In case you didn't know, my class at Wheeler High School, the class of 1977 (Motto: "The Gum Of Yesterday Is Left Under The Desks Of Today For The Children Of Tomorrow") is having our 40-year class reunion.
You know what that means: reminiscing about our hard lives.
"Yeah, kids today, don't know what's it is like having to get your lazy rump off the couch to turn a knob to change a channel. It was rough back then. You only had three of them. ABC, NBC, and CBS. But we liked it. We loved it".
"Yeah, they don't know what's it is like NOT having a Dunkin Donuts and Baskin-Robbins at the same place."
"Yeah, back in my day you only had one type of coffee! Black! The way God designed it in the Bible. Not the four hundred types you have today. I don't even know what a Latte is-I hope I never find out".

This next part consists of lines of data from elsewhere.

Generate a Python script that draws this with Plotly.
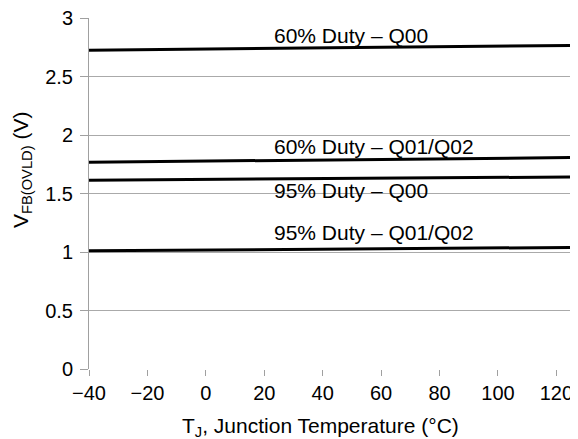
import plotly.graph_objects as go

temps = [-40, 125]
duty60_q00 = [2.727, 2.768]
duty60_q0102 = [1.769, 1.809]
duty95_q00 = [1.615, 1.643]
duty95_q0102 = [1.011, 1.040]

series = [
    ("60% Duty \u2013 Q00", duty60_q00),
    ("60% Duty \u2013 Q01/Q02", duty60_q0102),
    ("95% Duty \u2013 Q00", duty95_q00),
    ("95% Duty \u2013 Q01/Q02", duty95_q0102),
]
label_x = [22.5, 22.5, 22.5, 22.5]
label_y = [2.857, 1.903, 1.524, 1.171]

x_ticks = [-40, -20, 0, 20, 40, 60, 80, 100, 120]
x_tick_text = ["\u221240", "\u221220", "0", "20", "40", "60", "80", "100", "120"]
y_ticks = [0, 0.5, 1, 1.5, 2, 2.5, 3]
y_tick_text = ["0", "0.5", "1", "1.5", "2", "2.5", "3"]

x_title = "T<sub>J</sub>, Junction Temperature (\u00b0C)"
y_title = "V<sub>FB(OVLD)</sub> (V)"

FONT = "Liberation Sans, Arial, Helvetica, sans-serif"

fig = go.Figure()
for name, vals in series:
    fig.add_trace(go.Scatter(x=temps, y=vals, mode="lines", name=name,
                             line=dict(color="black", width=3), showlegend=False))

for (name, _), lx, ly in zip(series, label_x, label_y):
    fig.add_annotation(x=lx, y=ly, text=name, showarrow=False, xanchor="left",
                       yanchor="middle", font=dict(size=21, color="black", family=FONT))

# axis titles as annotations for exact placement
fig.add_annotation(xref="paper", yref="paper", x=0.481, y=-0.168, text=x_title,
                   showarrow=False, xanchor="center", yanchor="middle", yshift=1,
                   font=dict(size=21, color="black", family=FONT))
fig.add_annotation(xref="paper", yref="paper", x=-0.139, y=0.567, text=y_title,
                   showarrow=False, xanchor="center", yanchor="middle", textangle=-90,
                   font=dict(size=21, color="black", family=FONT))

fig.update_layout(
    width=570, height=431,
    margin=dict(l=81, r=7, t=10, b=70, autoexpand=False),
    plot_bgcolor="white", paper_bgcolor="white",
    font=dict(family=FONT, size=20, color="black"),
)
fig.update_xaxes(range=[-40, 125], tickvals=x_ticks, ticktext=x_tick_text,
                 showgrid=False, zeroline=False, showline=False, automargin=False,
                 ticks="outside", ticklen=6, tickcolor="#a0a0a0", tickwidth=1,
                 tickfont=dict(size=20), ticklabeloverflow="allow")
fig.update_yaxes(range=[0, 3.003], tickvals=y_ticks, ticktext=y_tick_text,
                 showgrid=True, gridcolor="#aaaaaa", gridwidth=1, automargin=False,
                 zeroline=False, showline=True, linecolor="#a0a0a0", linewidth=1,
                 ticks="outside", ticklen=8, tickcolor="#a0a0a0", tickwidth=1,
                 ticklabelstandoff=3, tickfont=dict(size=20), ticklabeloverflow="allow")

fig.write_html("out.html")
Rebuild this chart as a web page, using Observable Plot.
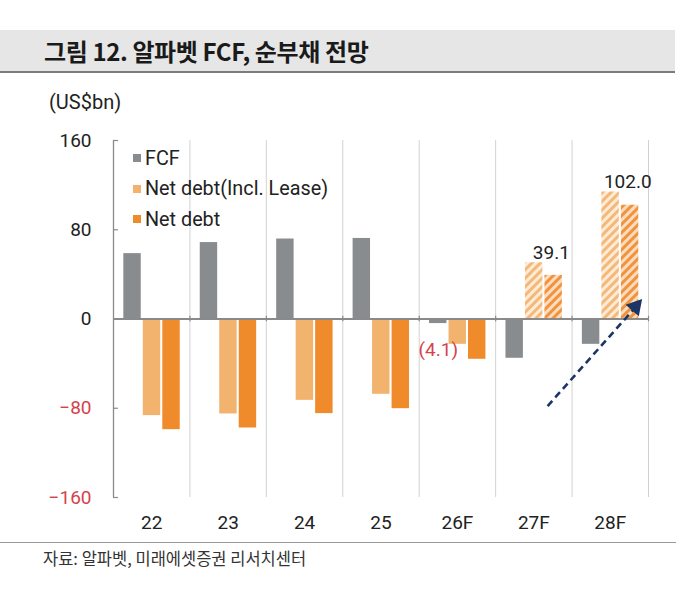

I am a part of the Reunion Committee and we have been meeting monthly at a local down-home, meat and three restaurant ( Motto: "Pay No Attention To That Health Inspection Score") to organize the reunion. I am happy to present a FAQ- Frequently Asked Questions regarding the reunion.
When: It is October 14, 2017. This is a Saturday.
Time: 7:00 pm - 11:00 pm
Where: Hilton Atlanta Marietta Hotel and Conference Center, 500 Powder Springs Street. Marietta, GA 30064. It is the same location as the 20-year reunion and the last place some of us tried, in 70's style, to "get down".
GAH, I mean, GAH, why so much? GAH: When looking for a place to have a reunion we were faced with several options. All of the options cost money. Frankly, a lot of the less expensive options were disappointing. The cost includes the rental of the ballrooms and a NICE SIT DOWN MEAL.
Ballrooms? Yes, one for the dinner and one for getting down or getting up to boogie.
Is there going to be a program? Yes. I will be Your Grand Host (YGH) and there will be some remarks by The Grammar Hammer himself, Marietta Daily Journal columnist Roger Hines.
You? Yes. I have a long association with Wheeler High School. I lived across the street from it for 10 years. I was married in the church next door. I have written a book that sold into the dozens about Wheeler. Plus, I sleep with someone on the committee. (It is my wife. GAH! Get your minds out of the gutter. GAH!)
Wait. Your wife wasn't in The Class of 77. Can members of other classes come? As long as you buy a ticket, we welcome members of other classes. Unless, of course, you want to spread propaganda about how your class was as good or better, then you can keep your filthy lies to yourself.
Can I Bring My Spouse? Yes, with a purchase of a ticket. Your spouse will want to bask in the glory of The Class of '77.
Do You Have A Website? Yes, it is www.whs77.org. I would like to take this opprotunity to -thank Sandy Dasinger Quarles, who designed and operates the website. The website has a Paypal link, which all of the kids are using nowdays. Or you mail a check to Sandy at 1047 Ven Villa Road, Marietta, GA 30062
She Went To Georgia Tech? Yep and it came in handy because the rest of us (UGA grads and one lone Kennesaw State grad) can barely operate a cell phone.
How Should We Dress? Cobb County has strict laws regarding public middle aged nudity, so you must wear clothes. The type of clothes to be worn is "Dressy Causal" . No tuxedos, no evening dresses, etc, like The Acadmey Awards. It also means you don't dress like you are going to Wal-Mart.
|Yes. This came from a website about "Dressy Causal"|
Most Important of All: Will there be a bar? Yes, there will be a cash bar. While I don't know exactly what they'll have, they will have the usual: beer, wine, etc. Not sure if you'll be able to order an Onery Moscow Mule, but there will be plenty of loudmouth soup available.